Diogène Laërce n'est guère plus disert sur Simon qu'il ne l'a été sur Criton et en plus, ce nouveau Socratique, à ma connaissance, n'apparaît nulle part dans les dialogues de Platon. C’était un cordonnier :
« Quand Socrate venait dans son échoppe et discutait sur un sujet quelconque, (il) prenait en notes tout ce dont il se souvenait. » (I, 122)
Quand Socrate parle, le cordonnier s’arrête donc de travailler. Peu importe le sujet, ce que dit Socrate mérite d’être gardé. Platon a beau lui avoir fait condamner l’écriture dans le Phèdre, Socrate, comme plus tard Epictète avec Arrien , ne prononce pas des paroles qui s’envolent pour laisser la place à d’autres, plus exactes mais toujours susceptibles d’être dépassées par des formulations plus précieuses encore. Non, Simon les arrête au vol et épingle ce qui n’aurait dû, par son passage, qu’éveiller à la pensée. J’imagine que ce sont de ces notes-là qu’il tire ses 33 « dialogues de cordonnerie » (II,122). Mais s’y était-il donné un rôle ou les avait-il écrits comme Platon qui, nulle part dans les si nombreux textes qu’il a écrits, n’a rejoint les personnages qu’il assemblait autour de Socrate ? Je cherche dans la liste un titre qui pourrait évoquer l’artisan, je ne trouve guère que Sur le travail. J’imagine que ce dialogue pouvait contenir une défense de l’artisan par opposition au peintre, sur le modèle de celle qu’on lit au début du livre X de la République. Si dans cet ouvrage il est question du lit, en revanche ici et en hommage à Simon le cordonnier, je parlerai plutôt de la chaussure. Pour dire qu’il y a non pas des milliards de chaussures mais seulement trois.
La première, qu’on appellera la Chaussure, a été créée par Dieu, que Socrate désigne sous le nom d’ « ouvrier naturel » (597 d). C’est le Concept de chaussure que Platon ne se représente pas comme né de l’imagination des hommes mais comme appartenant de toute éternité au monde des Essences.

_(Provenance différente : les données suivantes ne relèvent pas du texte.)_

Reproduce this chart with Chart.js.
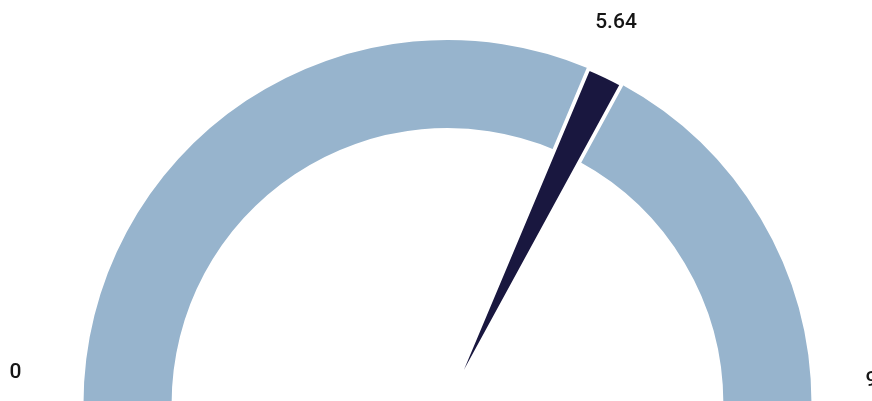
<html>

<head>
    <script src="https://cdn.jsdelivr.net/npm/chart.js@4.4.0/dist/chart.umd.min.js"></script>
    <style>
        body {
            margin: 0;
            overflow: hidden;
            background-color: #ffffff;
        }

        .gauge {
            position: absolute;
            left: 0;
            top: 0;
            width: 872px;
            height: 440px;
        }
    </style>
</head>

<body>
    <div class="gauge"><canvas id="gaugeRing"></canvas></div>
    <div class="gauge"><canvas id="gaugeNeedle"></canvas></div>
</body>
<script>
    const minValue = 0;
    const maxValue = 9;
    const currentValue = 5.64;
    const needleSpan = 0.29;
    const scaleLabels = ['0', '9'];
    const valueLabel = '5.64';

    const ringColor = '#97b4cd';
    const needleColor = '#19173f';
    const gapWidth = 3.8;

    // before needle / needle / after needle
    const segments = [currentValue - minValue, needleSpan, maxValue - currentValue - needleSpan];

    const sharedLayout = {
        padding: { left: 81.6, right: 58.6, top: 38.1, bottom: 34.1 }
    };

    const labelPlugin = {
        id: 'gaugeLabels',
        afterDraw(chart) {
            const arc = chart.getDatasetMeta(0).data[0];
            const cx = arc.x;
            const cy = arc.y;
            const ctx = chart.ctx;
            ctx.save();
            ctx.font = '500 21px Roboto';
            ctx.fillStyle = '#151515';
            ctx.textAlign = 'center';
            ctx.textBaseline = 'middle';
            ctx.fillText(scaleLabels[0], cx - 432, cy - 31);
            ctx.fillText(scaleLabels[1], cx + 424, cy - 23);
            ctx.fillText(valueLabel, cx + 168.5, cy - 381);
            ctx.restore();
        }
    };

    // blue band, with a hole where the needle goes
    new Chart('gaugeRing', {
        type: 'doughnut',
        data: {
            labels: ['', '', ''],
            datasets: [{
                data: segments,
                backgroundColor: [ringColor, 'rgba(0,0,0,0)', ringColor],
                borderColor: 'rgba(0,0,0,0)',
                borderWidth: gapWidth
            }]
        },
        options: {
            responsive: true,
            maintainAspectRatio: false,
            animation: false,
            events: [],
            rotation: -90,
            circumference: 180,
            cutout: '75.8%',
            layout: sharedLayout,
            plugins: {
                legend: { display: false },
                tooltip: { enabled: false }
            }
        }
    });

    // needle: a thin pie slice, white edges cut the gap and the tapered tip
    new Chart('gaugeNeedle', {
        type: 'pie',
        data: {
            labels: ['', '', ''],
            datasets: [{
                data: segments,
                backgroundColor: ['rgba(0,0,0,0)', needleColor, 'rgba(0,0,0,0)'],
                borderColor: '#ffffff',
                borderWidth: [0, gapWidth, 0]
            }]
        },
        options: {
            responsive: true,
            maintainAspectRatio: false,
            animation: false,
            events: [],
            rotation: -90,
            circumference: 180,
            layout: sharedLayout,
            plugins: {
                legend: { display: false },
                tooltip: { enabled: false }
            }
        },
        plugins: [labelPlugin]
    });
</script>

</html>
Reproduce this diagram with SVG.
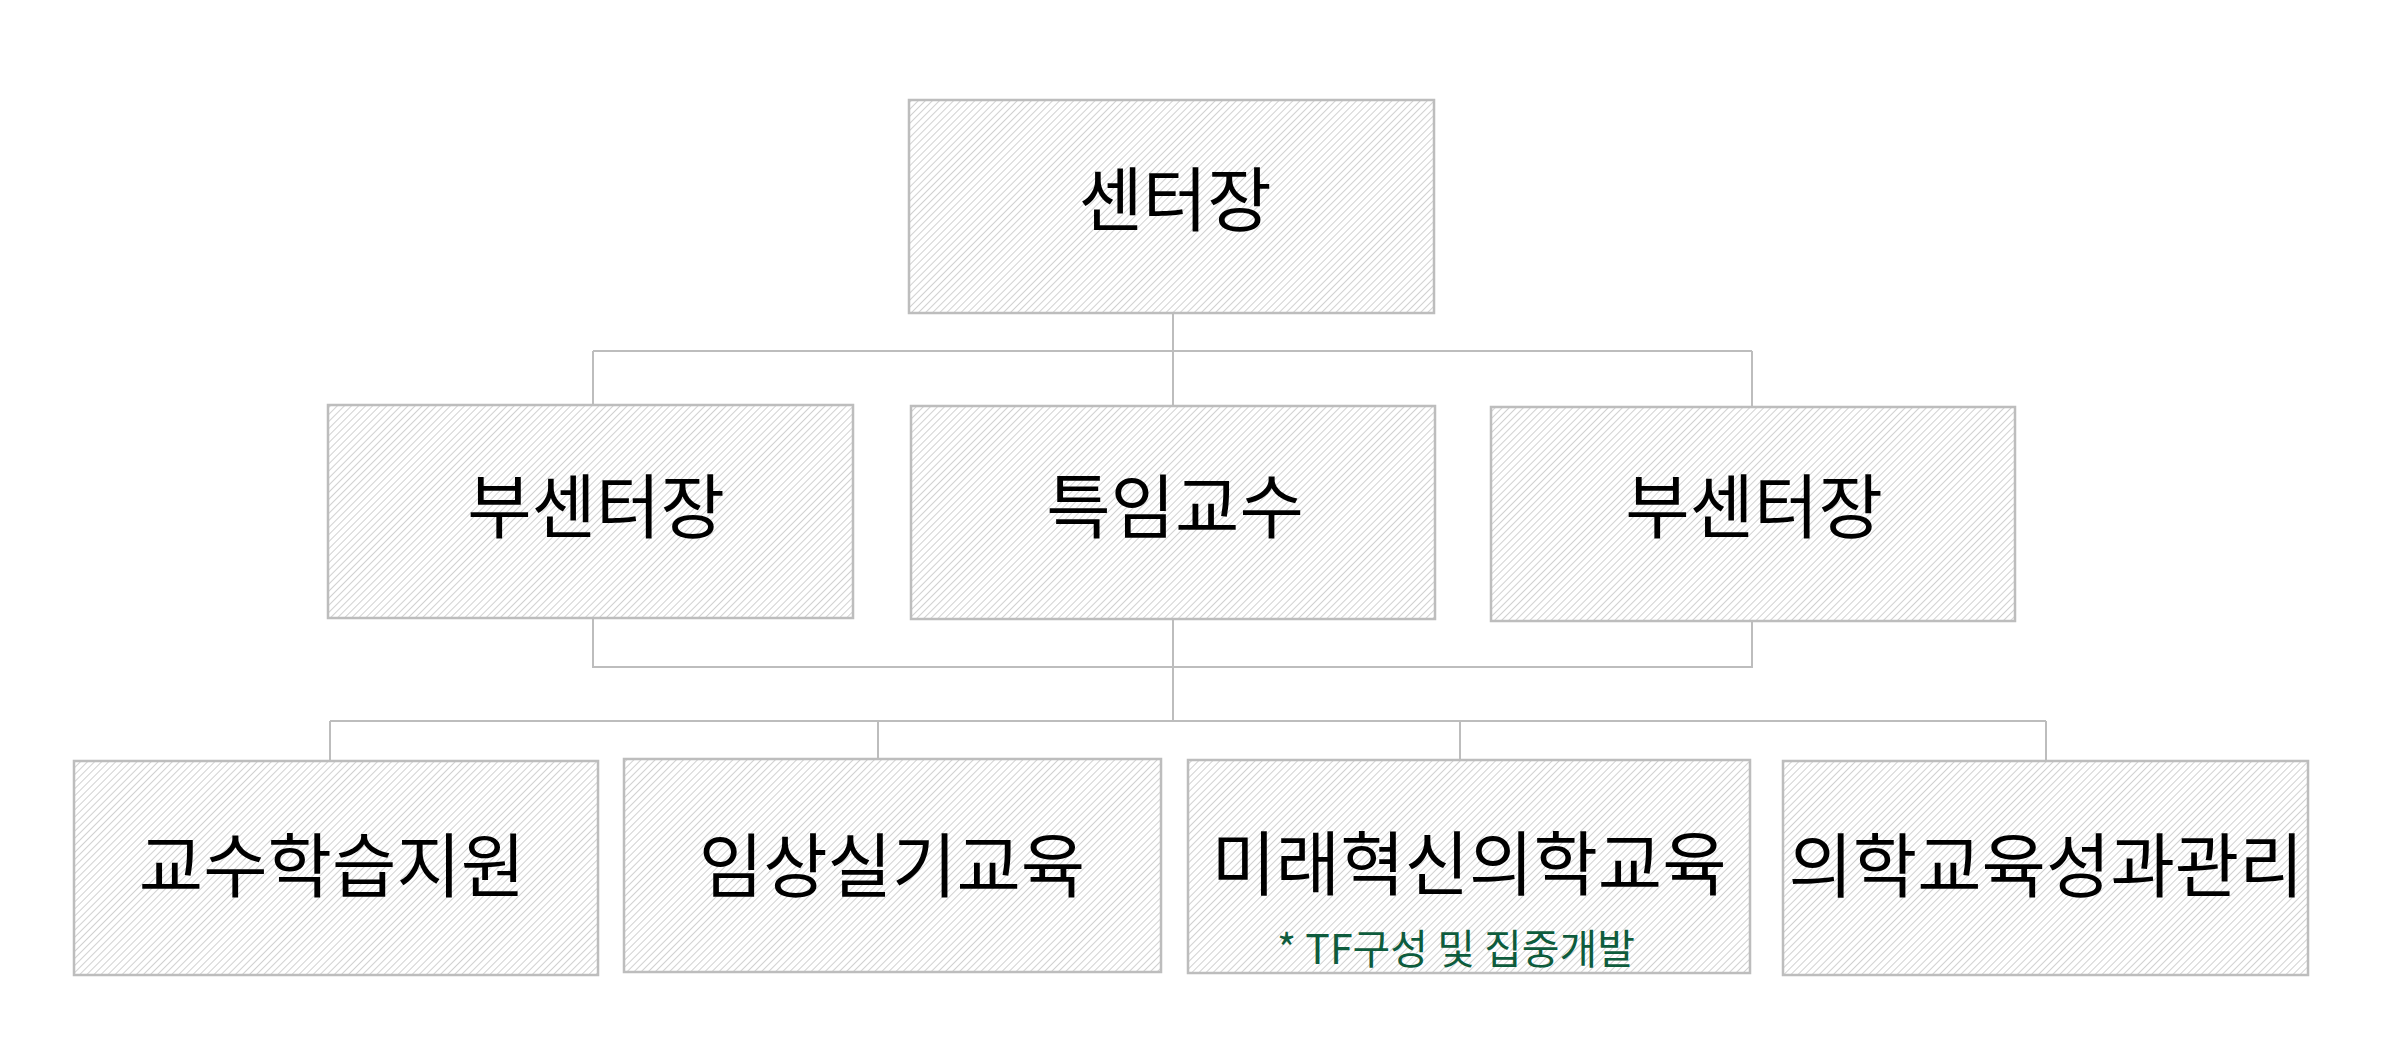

La deuxième, c’est la chaussure fabriquée d’après la Chaussure. Avec Aristote, je dirais que pour faire la chaussure minuscule, il faut quatre choses : du cuir, un artisan, un but ( protéger le pied par exemple ) et ce qui nous intéresse ici une Forme, la Chaussure majuscule. Donc Simon, en un sens, fait des chaussures mais, pour parler comme Platon, aucun homme n’a fait la Chaussure. Ce n’est pas avec des morceaux de cuir qu’on crée une Forme mais avec de la pensée divine. Simon n’ est lui qu’un « ouvrier professionnel » (ibid.)
La troisième, c’est la chaussure peinte, par Van Gogh par exemple. Mais le plus grand peintre vaut de toute façon moins que Simon le cordonnier : l’artiste ne sait pas faire la chaussure ou quelque autre objet, il est juste capable d’imiter l’oeuvre de l’artisan. C’est Van Gogh qui doit vénérer le cordonnier et pas l’inverse, comme c’est l’usage aujourd’hui.
Au fond, on comprend pourquoi Simon s’arrêtait de travailler, buvait et notait les paroles de Socrate, puis, à son tour, s’est mis à écrire sur le Beau, la Loi, l’ Etre même etc. Conscient de n'avoir une relation privilégiée qu'avec une seule Essence, il a voulu se rapprocher de toutes les autres.